Fujitsu's Horizon IT system that sparked hundreds of wrongful prosecutions against innocent sub-postmasters could be set to be used by the Post Office for another five years in a £180 million deal.

According to Computer Weekly, despite the Post Office looking for a replacement IT system, the Fujitsu is set to receive a further £180m in taxpayers’ cash to extend its contract to run the controversial Post Office Horizon IT system for a further five years.


The report adds that Post Office has requested £1bn of extra public funding from the Treasury to get the programme back on track. The budget has spiraled from £180m to £1.1bn, and the implementation has slipped from 2025 to 2030.

The existing contract with Fujitsu to run Horizon is due to conclude in March 2025, and the aim was to have a replacement system in place by that time. The supplier has reportedly told the government that, if both parties agree to extend the contract, it is willing to do so on the same basis as a previous one-year extension, which cost the Post Office £36m.

The Post Office is subsidised by the government, so continued use of the software could cost the taxpayer a reported £180 million, based on a current £36 million yearly contract spend for five years.

Fujitsu is believed to have earned over £2.5bn from its Horizon contract across the 25 years the system has been in use by the Post Office.

Horizon is a retail and accounting system used in Post Office branches, which was introduced in 1999 to replace mainly manual accounting practices. Originally from ICL, which was acquired by Fujitsu in 2002, it was rolled out across the Post Office branch network from 1999.

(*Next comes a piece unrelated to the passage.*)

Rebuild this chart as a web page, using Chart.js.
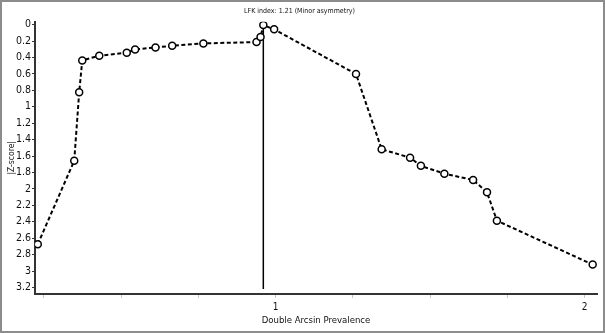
<!DOCTYPE html>
<html>
<head>
<meta charset="utf-8">
<script src="https://cdn.jsdelivr.net/npm/chart.js@4"></script>
<style>
    html, body { margin: 0; padding: 0; background: #fff; }
    #frame { width: 605px; height: 333px; box-sizing: border-box; border: 2px solid #8c8c8c; }
    canvas { display: block; }
</style>
</head>
<body>
<div id="frame"><canvas id="doiPlot" width="601" height="329"></canvas></div>
<script>
// Doi plot values
const arcsinValues = [0.230, 0.348, 0.364, 0.374, 0.429, 0.518, 0.545, 0.611, 0.665, 0.766, 0.938, 0.951,
    0.960, 0.995, 1.260, 1.343, 1.435, 1.470, 1.546, 1.639, 1.684, 1.716, 2.026];
const zScores = [2.674, 1.657, 0.825, 0.436, 0.379, 0.343, 0.302, 0.278, 0.258, 0.229, 0.213, 0.152,
    0.006, 0.058, 0.602, 1.518, 1.620, 1.720, 1.815, 1.892, 2.042, 2.387, 2.922];
const medianX = [0.96, 0.96];
const medianY = [0, 3.22];
const xTicks = [0.25, 0.5, 0.75, 1, 1.25, 1.5, 1.75, 2];
const xTickLabels = ['', '', '', '1', '', '', '', '2'];
const yTicks = [0, 0.2, 0.4, 0.6, 0.8, 1, 1.2, 1.4, 1.6, 1.8, 2, 2.2, 2.4, 2.6, 2.8, 3, 3.2];
const yTickLabels = ['0', '0.2', '0.4', '0.6', '0.8', '1', '1.2', '1.4', '1.6', '1.8', '2', '2.2', '2.4', '2.6', '2.8', '3', '3.2'];

const narrow = "'Liberation Sans Narrow', 'DejaVu Sans Condensed', 'Liberation Sans', sans-serif";

document.addEventListener('DOMContentLoaded', function() {
    const points = arcsinValues.map((x, i) => ({ x: x, y: zScores[i] }));
    const median = medianX.map((x, i) => ({ x: x, y: medianY[i] }));

    new Chart(document.getElementById('doiPlot'), {
        type: 'scatter',
        data: {
            datasets: [
                {
                    data: points,
                    showLine: true,
                    borderColor: '#000',
                    borderWidth: 2,
                    borderDash: [4, 2.5],
                    pointRadius: 3.5,
                    pointBorderWidth: 1.5,
                    pointBackgroundColor: '#fff',
                    pointBorderColor: '#000'
                },
                {
                    data: median,
                    showLine: true,
                    borderColor: '#000',
                    borderWidth: 1.5,
                    pointRadius: 0
                }
            ]
        },
        options: {
            responsive: false,
            animation: false,
            devicePixelRatio: 1,
            layout: { padding: { left: 0, right: 6, top: 0, bottom: 0 } },
            plugins: {
                legend: { display: false },
                tooltip: { enabled: false },
                title: {
                    display: true,
                    text: 'LFK index: 1.21 (Minor asymmetry)',
                    color: '#111',
                    font: { family: narrow, size: 7, weight: 'normal' },
                    padding: { top: 5, bottom: 6.3 }
                }
            },
            scales: {
                x: {
                    type: 'linear',
                    min: 0.221,
                    max: 2.04,
                    afterBuildTicks: scale => { scale.ticks = xTicks.map(v => ({ value: v })); },
                    afterFit: scale => { scale.height = 37; },
                    grid: { drawOnChartArea: false, drawTicks: true, tickLength: 4, color: '#c8c8c8' },
                    border: { display: true, color: '#333', width: 2 },
                    ticks: {
                        color: '#111',
                        padding: 3,
                        maxRotation: 0,
                        autoSkip: false,
                        font: { family: narrow, size: 10 },
                        callback: (v, i) => xTickLabels[i]
                    },
                    title: {
                        display: true,
                        text: 'Double Arcsin Prevalence',
                        color: '#111',
                        font: { family: narrow, size: 9.5 },
                        padding: { top: 0, bottom: 5 }
                    }
                },
                y: {
                    type: 'linear',
                    reverse: true,
                    min: -0.035,
                    max: 3.28,
                    afterBuildTicks: scale => { scale.ticks = yTicks.map(v => ({ value: v })); },
                    afterFit: scale => { scale.width = 33; },
                    grid: { drawOnChartArea: false, drawTicks: true, tickLength: 3, color: '#333' },
                    border: { display: true, color: '#333', width: 2 },
                    ticks: {
                        color: '#111',
                        padding: 1,
                        autoSkip: false,
                        font: { family: narrow, size: 10.5 },
                        callback: (v, i) => yTickLabels[i]
                    },
                    title: {
                        display: true,
                        text: '|Z-score|',
                        color: '#111',
                        font: { family: narrow, size: 8.5 },
                        padding: { top: 5, bottom: 0 }
                    }
                }
            }
        }
    });
});
</script>
</body>
</html>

Horizon’s introduction led to a sudden increase in subpostmasters reporting unexplained shortfalls in their accounts, for which they were blamed. The Post Office told each of them that nobody else was experiencing problems and covered up the computer errors. A High Court case in 2019 proved that bugs in Horizon caused the phantom accounting losses for which hundreds of subpostmasters were wrongfully prosecuted.

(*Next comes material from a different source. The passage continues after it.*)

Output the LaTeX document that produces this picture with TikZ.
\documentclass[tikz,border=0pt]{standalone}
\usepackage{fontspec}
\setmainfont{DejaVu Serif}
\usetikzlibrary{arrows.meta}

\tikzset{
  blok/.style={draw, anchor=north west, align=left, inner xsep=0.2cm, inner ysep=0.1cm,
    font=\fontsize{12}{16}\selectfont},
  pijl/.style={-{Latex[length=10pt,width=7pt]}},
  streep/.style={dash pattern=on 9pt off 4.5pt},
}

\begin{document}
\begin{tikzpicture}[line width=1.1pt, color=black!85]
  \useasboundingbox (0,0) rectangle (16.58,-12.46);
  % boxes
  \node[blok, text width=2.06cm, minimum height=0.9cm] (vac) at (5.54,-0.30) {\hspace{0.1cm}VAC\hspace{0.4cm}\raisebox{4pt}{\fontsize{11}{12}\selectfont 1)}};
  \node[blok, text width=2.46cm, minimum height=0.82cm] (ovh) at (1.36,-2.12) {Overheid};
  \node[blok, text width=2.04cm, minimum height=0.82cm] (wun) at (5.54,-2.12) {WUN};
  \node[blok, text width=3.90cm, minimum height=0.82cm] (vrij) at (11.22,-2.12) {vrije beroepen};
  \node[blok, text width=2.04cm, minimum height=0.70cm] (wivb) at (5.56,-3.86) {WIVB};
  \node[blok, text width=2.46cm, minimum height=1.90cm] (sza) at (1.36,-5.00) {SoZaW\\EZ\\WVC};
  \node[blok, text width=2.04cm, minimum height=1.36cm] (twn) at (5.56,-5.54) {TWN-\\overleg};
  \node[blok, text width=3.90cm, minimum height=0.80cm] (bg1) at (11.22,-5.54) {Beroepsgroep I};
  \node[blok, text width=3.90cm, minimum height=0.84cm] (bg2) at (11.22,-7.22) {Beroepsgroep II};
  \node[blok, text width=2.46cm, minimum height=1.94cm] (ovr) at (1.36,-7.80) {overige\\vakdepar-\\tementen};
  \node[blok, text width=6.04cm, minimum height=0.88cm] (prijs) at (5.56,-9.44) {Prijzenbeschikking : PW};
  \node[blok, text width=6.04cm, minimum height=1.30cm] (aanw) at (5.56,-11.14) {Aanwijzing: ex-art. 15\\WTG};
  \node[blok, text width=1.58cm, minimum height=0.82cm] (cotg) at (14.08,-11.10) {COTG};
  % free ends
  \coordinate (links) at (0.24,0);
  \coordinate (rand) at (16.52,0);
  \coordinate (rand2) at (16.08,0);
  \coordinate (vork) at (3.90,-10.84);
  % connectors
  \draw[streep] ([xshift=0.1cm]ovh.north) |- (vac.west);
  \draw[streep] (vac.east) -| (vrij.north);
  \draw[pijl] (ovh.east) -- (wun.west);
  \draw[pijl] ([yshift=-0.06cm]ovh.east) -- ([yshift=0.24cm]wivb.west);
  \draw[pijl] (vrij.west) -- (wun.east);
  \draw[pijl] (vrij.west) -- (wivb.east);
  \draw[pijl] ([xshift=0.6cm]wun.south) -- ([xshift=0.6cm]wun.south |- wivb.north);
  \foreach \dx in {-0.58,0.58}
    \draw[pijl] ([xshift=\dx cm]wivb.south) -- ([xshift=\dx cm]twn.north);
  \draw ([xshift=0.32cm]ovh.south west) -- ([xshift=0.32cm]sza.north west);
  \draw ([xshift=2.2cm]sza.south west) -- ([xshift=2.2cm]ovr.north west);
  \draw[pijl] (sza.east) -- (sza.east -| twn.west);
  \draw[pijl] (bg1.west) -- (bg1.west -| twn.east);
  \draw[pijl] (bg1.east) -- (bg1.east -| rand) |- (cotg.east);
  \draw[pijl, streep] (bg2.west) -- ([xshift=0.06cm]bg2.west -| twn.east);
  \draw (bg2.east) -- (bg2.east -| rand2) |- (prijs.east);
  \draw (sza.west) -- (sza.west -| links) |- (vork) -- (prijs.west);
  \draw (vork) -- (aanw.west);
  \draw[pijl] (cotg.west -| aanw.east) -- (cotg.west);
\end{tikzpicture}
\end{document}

Meanwhile, sub-postmaster justice campaigner Robert Trinder told the Telegraph Fujitsu should donate any profits from the deal to Horizon victims.

He said, “We want the new system to be the right one when it does come in, so we understand that there needs to be a new system.

“However, it would have been nice to see Fujitsu do this work for free and donate the £180 million to victims of the scandal. It is a possibility that people will be put off buying post offices if they know Horizon software is still installed.”